TURKEY As the late afternoon sun fell gleaming on the domes and minarets of Istanbul one day this week, a bird of ill omen winged in from the west. It hovered above the city for a moment, then settled down at the airport. From the plane stepped dapper old Franz von Papen, German Ambassador to Turkey and the man whom Adolf Hitler expects to open for him the door to the rich Middle East, Germany’s dreamland for half a century.

Franz von Papen did not tarry in Istanbul, but took off forty minutes later for Ankara, where Turkey’s President Ismet Inönü awaited him anxiously. Turkey is the door that the old conspirator must open, and Turkey was about to learn whether he meant to burst it, pry it, or slip in the back way and unlock it.

Throughout the Middle East, where other Moslems awaited a hint of Hitler’s intentions as anxiously, rumor flew, conspiracy grew.

> The British were beating the Iraqi. With reinforcements newly arrived at Basra they were breaking up troop concentrations, destroying the Iraq Air Force. But the British had not yet pacified the country—and Iraq’s Defense Minister Naci Cevket was in Ankara, waiting to have a word with Franz von Papen.

> In Trans-Jordan pro-British Emir Abdullah was reported shot and badly wounded by his son just as he was about to march into Iraq to help the British.

> ln Syria pro-Vichy and pro-De Gaulle forces jockeyed for position in the face of repeated reports that Germany had demanded the right to land troops for passage to Iraq.

> Iran expected to see the Red Army before the German Army could march that far.

> In Saudi Arabia that wily chieftain, Ibn Saud, lay low, waiting to see which way the cat jumped.

Sooner or later Germany would try to consummate the Drang nach Osten begun by the Balkan campaign.
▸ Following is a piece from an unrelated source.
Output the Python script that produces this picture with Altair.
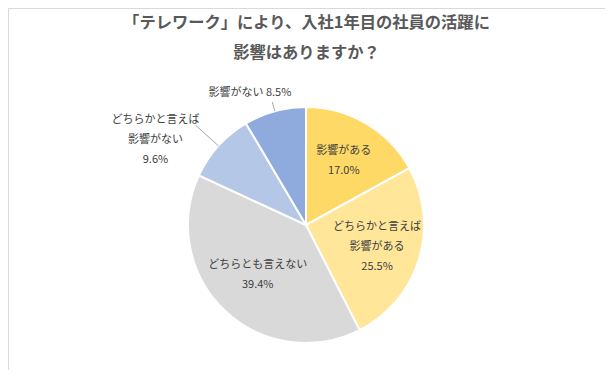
import altair as alt
import pandas as pd

# ---- data ----
categories = ["影響がある", "どちらかと言えば影響がある", "どちらとも言えない",
              "どちらかと言えば影響がない", "影響がない"]
label_names = ["影響がある", "どちらかと言えば\n影響がある", "どちらとも言えない",
               "どちらかと言えば\n影響がない", "影響がない"]
values = [17.0, 25.5, 39.4, 9.6, 8.5]
colors = ["#FFD966", "#FFE699", "#D9D9D9", "#B4C7E7", "#8FAADC"]
title_lines = ["「テレワーク」により、入社1年目の社員の活躍に", "影響はありますか？"]

# ---- layout (not data) ----
W, H = 597, 362
CX, CY, R = 298, 217, 118
LH = 20
label_sep = ["\n", "\n", "\n", "\n", " "]
outside = [0, 0, 0, 1, 1]
label_r = [0.63, 0.63, 0.59, 1.08, 1.16]
label_dx = [0, 0, 0, -56, -20]
lead_r = [0, 0, 0, 1.26, 1.08]

df = pd.DataFrame({
    "idx": list(range(len(categories))),
    "category": categories,
    "value": values,
    "label": [n + s + f"{v:.1f}%" for n, s, v in zip(label_names, label_sep, values)],
    "outside": outside,
})

FONT = "Noto Sans CJK JP"

def arr(lst):
    return "[" + ",".join(str(x) for x in lst) + "]"

base = alt.Chart(df)

pie = base.mark_arc(x=CX, y=CY, outerRadius=R, stroke="white", strokeWidth=2).encode(
    theta=alt.Theta("value:Q", stack=True),
    order=alt.Order("idx:Q", sort="ascending"),
    color=alt.Color("category:N", scale=alt.Scale(domain=categories, range=colors), legend=None),
)

geo = base.transform_window(
    cum="sum(value)", sort=[alt.SortField("idx", order="ascending")], frame=[None, 0]
).transform_joinaggregate(
    total="sum(value)"
).transform_calculate(
    mid="2*PI*(datum.cum - datum.value/2)/datum.total",
    nl="length(split(datum.label, '\\n'))",
).transform_calculate(
    lx=f"{CX} + {R}*{arr(label_r)}[datum.idx]*sin(datum.mid) + {arr(label_dx)}[datum.idx]",
    ly=f"{CY} - {R}*{arr(label_r)}[datum.idx]*cos(datum.mid) - (datum.nl - 1)*{LH}/2",
    ex=f"{CX} + {R}*sin(datum.mid)",
    ey=f"{CY} - {R}*cos(datum.mid)",
    ox=f"{CX} + {R}*{arr(lead_r)}[datum.idx]*sin(datum.mid)",
    oy=f"{CY} - {R}*{arr(lead_r)}[datum.idx]*cos(datum.mid)",
)

labels = geo.mark_text(
    font=FONT, fontSize=11, color="#404040", align="center", baseline="middle",
    lineBreak="\n", lineHeight=LH,
).encode(
    x=alt.X("lx:Q", scale=None, axis=None),
    y=alt.Y("ly:Q", scale=None, axis=None),
    text="label:N",
)

leaders = geo.transform_filter("datum.outside == 1").mark_rule(
    color="#A6A6A6", strokeWidth=1
).encode(
    x=alt.X("ex:Q", scale=None, axis=None),
    y=alt.Y("ey:Q", scale=None, axis=None),
    x2="ox:Q",
    y2="oy:Q",
)

title_df = pd.DataFrame({"t": ["\n".join(title_lines)]})
title = alt.Chart(title_df).mark_text(
    font=FONT, fontSize=16.3, fontWeight="bold", color="#595959",
    align="center", baseline="middle", lineBreak="\n", lineHeight=30,
    x=W / 2, y=15,
).encode(text="t:N")

chart = alt.layer(pie, leaders, labels, title).properties(
    width=W, height=H, padding=0, autosize=alt.AutoSizeParams(type="none"),
    background="white",
).configure_view(stroke="#D9D9D9", strokeWidth=1)

chart.save("out.html", embed_options={"renderer": "svg", "actions": False})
Turkey stands in the way. If Germany could get around to the back door via Syria or Iraq, Turkey, encircled, would have to talk turkey.

But if Hitler’s Moslem friends could not do any better than Iraq’s Ra^hid Ali El-Gailani was doing last week, if the British Navy kept Nazi troops from reaching Syria, if the drive on Egypt stayed stalled, then Ambassador von Papen would have to try to get the Turkish front door open. Whether to burst or to pry would be decided by his boss, and would depend on Hitler’s timetable.

Blitz Without Roads? If the decision is to burst, Russia must be reckoned with, and Russia has promised Turkey not to join in any attack on her. Against Germany alone Turkey could put up a respectable, though probably not a winning, fight. Chief of Staff Marshal Fevzi Cak-mak (pronounced Chockmock) says that Turkey is an infantryman’s paradise, with hills, valleys and passes that crack riflemen and machine-gunners could hold. Infantry is the Army’s pride, as it has been since the days of the Janizaries. The infantry is rendered stronger by the fact that the great Kamâl Atatürk modernized his country with a railway program and built scarcely a single good road.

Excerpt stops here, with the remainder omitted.